> _Directions for this task_: Please return nothing but the lines between the line holding "Reproduce this chart with Chart.js." and the line holding "Arial, Helvetica, sans-serif';", both ends included, without the pictures.

> _Data_:

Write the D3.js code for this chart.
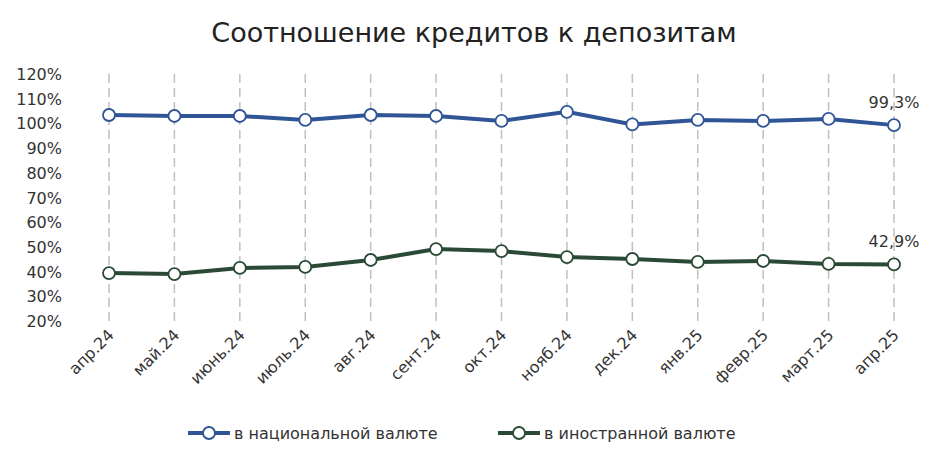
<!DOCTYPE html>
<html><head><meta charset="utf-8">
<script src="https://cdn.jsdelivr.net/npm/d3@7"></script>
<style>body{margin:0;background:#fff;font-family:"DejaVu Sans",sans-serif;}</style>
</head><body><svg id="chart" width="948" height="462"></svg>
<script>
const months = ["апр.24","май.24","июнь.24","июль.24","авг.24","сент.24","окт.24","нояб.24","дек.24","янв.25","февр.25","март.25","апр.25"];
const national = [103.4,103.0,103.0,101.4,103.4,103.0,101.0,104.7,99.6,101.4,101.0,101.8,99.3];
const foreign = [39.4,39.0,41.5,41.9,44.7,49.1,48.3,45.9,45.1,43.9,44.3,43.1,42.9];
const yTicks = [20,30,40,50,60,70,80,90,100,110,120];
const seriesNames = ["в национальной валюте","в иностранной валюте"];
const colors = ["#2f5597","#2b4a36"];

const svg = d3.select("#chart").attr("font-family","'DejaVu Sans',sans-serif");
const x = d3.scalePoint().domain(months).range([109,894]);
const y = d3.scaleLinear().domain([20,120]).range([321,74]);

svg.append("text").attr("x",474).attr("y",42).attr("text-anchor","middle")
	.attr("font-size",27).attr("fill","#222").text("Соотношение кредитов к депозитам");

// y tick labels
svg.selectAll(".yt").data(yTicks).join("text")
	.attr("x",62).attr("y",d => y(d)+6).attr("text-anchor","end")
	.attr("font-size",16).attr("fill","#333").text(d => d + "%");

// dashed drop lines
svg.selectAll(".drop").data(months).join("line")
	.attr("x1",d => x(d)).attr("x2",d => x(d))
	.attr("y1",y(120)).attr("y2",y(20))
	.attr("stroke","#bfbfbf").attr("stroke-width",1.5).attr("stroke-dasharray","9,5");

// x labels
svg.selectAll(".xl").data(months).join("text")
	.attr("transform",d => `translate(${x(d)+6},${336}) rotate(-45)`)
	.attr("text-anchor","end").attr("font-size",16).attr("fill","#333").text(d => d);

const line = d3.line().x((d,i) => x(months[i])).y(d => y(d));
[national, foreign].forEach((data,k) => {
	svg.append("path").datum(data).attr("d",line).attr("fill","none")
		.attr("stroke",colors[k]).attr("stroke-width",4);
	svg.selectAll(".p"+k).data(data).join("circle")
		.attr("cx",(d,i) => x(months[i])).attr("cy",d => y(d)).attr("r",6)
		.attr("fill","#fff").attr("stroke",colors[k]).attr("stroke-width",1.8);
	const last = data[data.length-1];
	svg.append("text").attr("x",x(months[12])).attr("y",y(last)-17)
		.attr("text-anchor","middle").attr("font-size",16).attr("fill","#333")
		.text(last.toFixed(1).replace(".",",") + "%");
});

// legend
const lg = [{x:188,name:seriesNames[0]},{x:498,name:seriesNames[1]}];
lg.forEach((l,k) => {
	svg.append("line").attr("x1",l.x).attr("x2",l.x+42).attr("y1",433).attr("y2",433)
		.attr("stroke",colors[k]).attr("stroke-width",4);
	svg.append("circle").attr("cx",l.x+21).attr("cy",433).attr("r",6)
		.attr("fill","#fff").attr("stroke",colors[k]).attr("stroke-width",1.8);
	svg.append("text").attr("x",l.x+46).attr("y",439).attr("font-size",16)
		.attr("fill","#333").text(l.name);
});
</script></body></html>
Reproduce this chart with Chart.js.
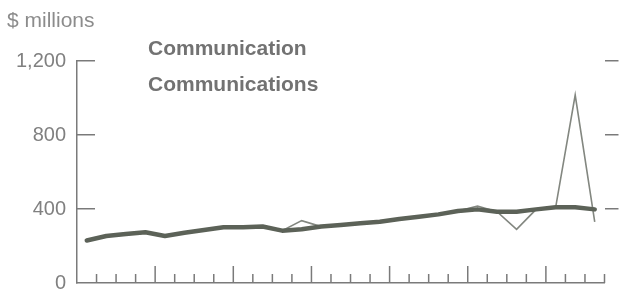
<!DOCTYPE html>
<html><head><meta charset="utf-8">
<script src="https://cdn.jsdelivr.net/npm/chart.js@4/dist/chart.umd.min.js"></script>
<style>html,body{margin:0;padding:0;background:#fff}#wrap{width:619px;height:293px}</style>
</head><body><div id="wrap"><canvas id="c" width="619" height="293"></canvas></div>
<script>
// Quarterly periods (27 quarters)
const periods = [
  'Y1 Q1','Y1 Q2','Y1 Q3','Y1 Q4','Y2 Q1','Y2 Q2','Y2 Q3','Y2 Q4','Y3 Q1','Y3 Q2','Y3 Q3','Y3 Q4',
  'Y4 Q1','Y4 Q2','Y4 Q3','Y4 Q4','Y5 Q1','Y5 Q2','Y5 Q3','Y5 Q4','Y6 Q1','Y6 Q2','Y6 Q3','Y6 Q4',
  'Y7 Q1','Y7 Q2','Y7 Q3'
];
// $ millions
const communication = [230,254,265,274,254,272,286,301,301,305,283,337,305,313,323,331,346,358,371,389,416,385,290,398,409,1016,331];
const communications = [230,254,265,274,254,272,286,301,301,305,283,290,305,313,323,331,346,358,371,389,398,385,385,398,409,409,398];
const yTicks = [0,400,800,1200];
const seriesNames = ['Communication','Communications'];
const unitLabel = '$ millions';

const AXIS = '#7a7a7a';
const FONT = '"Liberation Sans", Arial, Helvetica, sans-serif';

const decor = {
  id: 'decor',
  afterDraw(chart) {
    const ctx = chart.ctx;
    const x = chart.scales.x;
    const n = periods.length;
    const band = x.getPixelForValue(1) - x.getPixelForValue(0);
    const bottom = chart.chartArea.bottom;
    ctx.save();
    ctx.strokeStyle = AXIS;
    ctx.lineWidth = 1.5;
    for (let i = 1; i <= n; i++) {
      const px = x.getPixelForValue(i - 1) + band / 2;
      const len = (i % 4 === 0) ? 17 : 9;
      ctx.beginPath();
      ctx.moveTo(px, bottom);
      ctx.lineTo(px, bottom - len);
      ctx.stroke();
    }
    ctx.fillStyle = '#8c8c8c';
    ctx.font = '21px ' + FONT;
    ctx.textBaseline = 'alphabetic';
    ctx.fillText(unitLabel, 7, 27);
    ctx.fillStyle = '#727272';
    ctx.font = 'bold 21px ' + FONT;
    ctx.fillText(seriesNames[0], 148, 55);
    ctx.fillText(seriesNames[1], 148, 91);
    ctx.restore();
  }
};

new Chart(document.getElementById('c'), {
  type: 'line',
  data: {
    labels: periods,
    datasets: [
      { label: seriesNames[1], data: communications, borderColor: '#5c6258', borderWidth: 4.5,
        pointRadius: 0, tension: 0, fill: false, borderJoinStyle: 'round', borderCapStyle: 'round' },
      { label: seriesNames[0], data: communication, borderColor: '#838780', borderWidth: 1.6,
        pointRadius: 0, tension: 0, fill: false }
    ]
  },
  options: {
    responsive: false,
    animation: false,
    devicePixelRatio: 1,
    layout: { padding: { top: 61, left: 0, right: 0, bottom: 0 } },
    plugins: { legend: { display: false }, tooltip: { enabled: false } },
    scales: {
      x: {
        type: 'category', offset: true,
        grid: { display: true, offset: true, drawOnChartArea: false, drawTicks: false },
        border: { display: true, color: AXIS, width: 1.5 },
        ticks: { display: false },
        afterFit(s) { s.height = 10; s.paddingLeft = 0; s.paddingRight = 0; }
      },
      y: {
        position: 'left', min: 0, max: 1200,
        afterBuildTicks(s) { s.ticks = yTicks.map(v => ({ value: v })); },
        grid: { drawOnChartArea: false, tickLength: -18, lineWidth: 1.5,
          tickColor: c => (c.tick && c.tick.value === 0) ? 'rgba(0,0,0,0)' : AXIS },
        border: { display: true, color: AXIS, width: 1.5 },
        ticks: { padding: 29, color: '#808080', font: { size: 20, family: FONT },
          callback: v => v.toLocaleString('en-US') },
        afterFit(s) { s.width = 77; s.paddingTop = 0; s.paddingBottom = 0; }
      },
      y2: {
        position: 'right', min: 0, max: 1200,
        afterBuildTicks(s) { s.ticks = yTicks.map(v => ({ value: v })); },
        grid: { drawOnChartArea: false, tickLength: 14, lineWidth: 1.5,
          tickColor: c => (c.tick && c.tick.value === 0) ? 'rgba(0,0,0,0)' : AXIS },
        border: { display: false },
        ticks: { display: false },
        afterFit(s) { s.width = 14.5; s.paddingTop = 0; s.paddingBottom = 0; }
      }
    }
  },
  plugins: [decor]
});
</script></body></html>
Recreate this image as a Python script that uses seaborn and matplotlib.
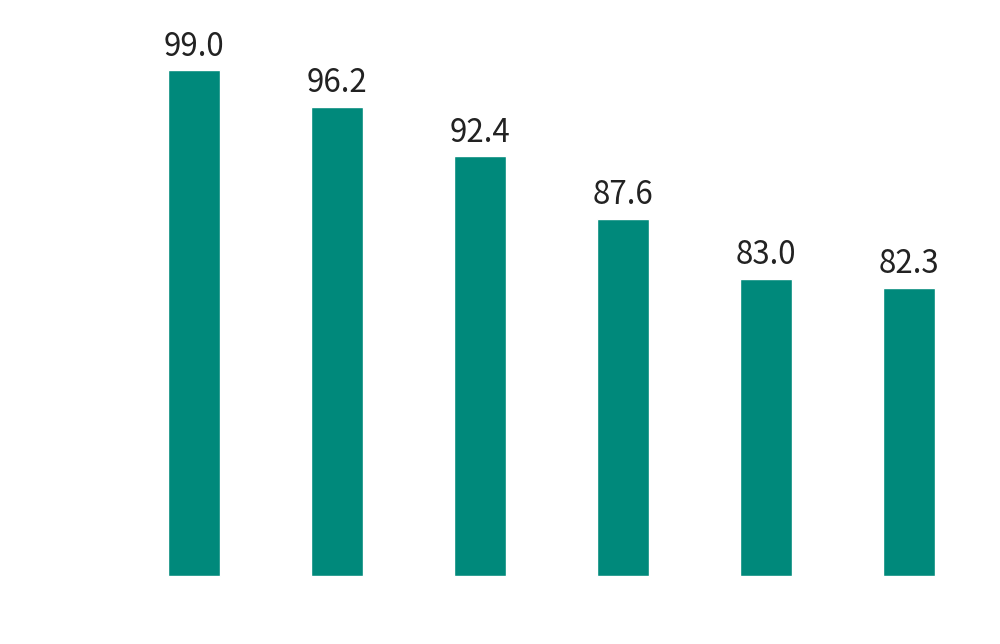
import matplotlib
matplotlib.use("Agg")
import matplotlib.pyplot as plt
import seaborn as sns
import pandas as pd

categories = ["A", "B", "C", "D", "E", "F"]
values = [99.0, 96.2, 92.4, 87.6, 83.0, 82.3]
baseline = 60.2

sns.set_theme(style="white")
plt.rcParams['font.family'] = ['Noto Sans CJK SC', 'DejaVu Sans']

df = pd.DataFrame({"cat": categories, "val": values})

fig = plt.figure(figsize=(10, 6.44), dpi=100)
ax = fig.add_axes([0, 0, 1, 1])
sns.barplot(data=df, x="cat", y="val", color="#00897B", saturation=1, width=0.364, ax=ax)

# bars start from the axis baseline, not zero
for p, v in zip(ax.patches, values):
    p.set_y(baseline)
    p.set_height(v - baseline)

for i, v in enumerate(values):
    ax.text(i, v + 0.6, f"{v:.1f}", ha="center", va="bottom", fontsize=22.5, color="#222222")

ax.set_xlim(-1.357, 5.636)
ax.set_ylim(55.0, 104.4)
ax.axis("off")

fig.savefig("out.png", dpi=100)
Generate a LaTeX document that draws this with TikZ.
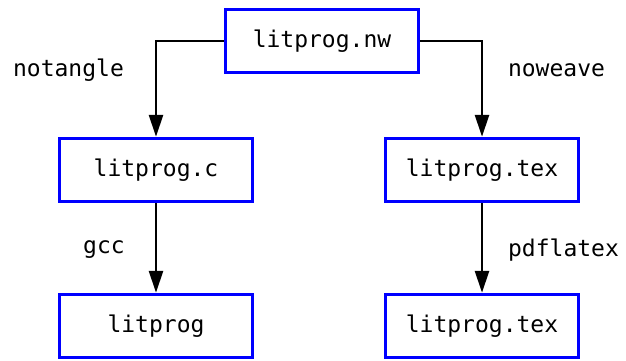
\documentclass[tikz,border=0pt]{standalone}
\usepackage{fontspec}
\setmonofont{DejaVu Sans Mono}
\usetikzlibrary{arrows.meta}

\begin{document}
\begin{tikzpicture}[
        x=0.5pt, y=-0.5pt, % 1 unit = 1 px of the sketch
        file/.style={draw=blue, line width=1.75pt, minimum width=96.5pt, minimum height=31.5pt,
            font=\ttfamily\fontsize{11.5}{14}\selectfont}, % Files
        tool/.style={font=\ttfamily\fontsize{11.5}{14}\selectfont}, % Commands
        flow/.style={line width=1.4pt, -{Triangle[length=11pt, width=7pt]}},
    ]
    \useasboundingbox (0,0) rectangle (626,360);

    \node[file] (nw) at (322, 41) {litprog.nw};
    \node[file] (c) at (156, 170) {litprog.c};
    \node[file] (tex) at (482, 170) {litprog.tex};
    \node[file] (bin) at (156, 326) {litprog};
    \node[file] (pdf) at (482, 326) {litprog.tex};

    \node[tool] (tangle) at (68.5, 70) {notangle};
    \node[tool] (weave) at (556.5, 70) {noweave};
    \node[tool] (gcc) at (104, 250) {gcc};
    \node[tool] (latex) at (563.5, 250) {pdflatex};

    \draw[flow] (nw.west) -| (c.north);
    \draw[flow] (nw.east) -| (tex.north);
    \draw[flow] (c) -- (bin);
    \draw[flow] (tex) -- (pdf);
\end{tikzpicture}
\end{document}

> _Answer to this task_:
Reproduce this chart with Chart.js.
<!DOCTYPE html>
<html><head><meta charset="utf-8">
<script src="https://cdn.jsdelivr.net/npm/chart.js@4/dist/chart.umd.min.js"></script>
<style>html,body{margin:0;padding:0;background:#fff}#wrap{width:619px;height:293px}</style>
</head><body><div id="wrap"><canvas id="c" width="619" height="293"></canvas></div>
<script>
// Quarterly periods (27 quarters)
const periods = [
  'Y1 Q1','Y1 Q2','Y1 Q3','Y1 Q4','Y2 Q1','Y2 Q2','Y2 Q3','Y2 Q4','Y3 Q1','Y3 Q2','Y3 Q3','Y3 Q4',
  'Y4 Q1','Y4 Q2','Y4 Q3','Y4 Q4','Y5 Q1','Y5 Q2','Y5 Q3','Y5 Q4','Y6 Q1','Y6 Q2','Y6 Q3','Y6 Q4',
  'Y7 Q1','Y7 Q2','Y7 Q3'
];
// $ millions
const communication = [230,254,265,274,254,272,286,301,301,305,283,337,305,313,323,331,346,358,371,389,416,385,290,398,409,1016,331];
const communications = [230,254,265,274,254,272,286,301,301,305,283,290,305,313,323,331,346,358,371,389,398,385,385,398,409,409,398];
const yTicks = [0,400,800,1200];
const seriesNames = ['Communication','Communications'];
const unitLabel = '$ millions';

const AXIS = '#7a7a7a';
const FONT = '"Liberation Sans", Arial, Helvetica, sans-serif';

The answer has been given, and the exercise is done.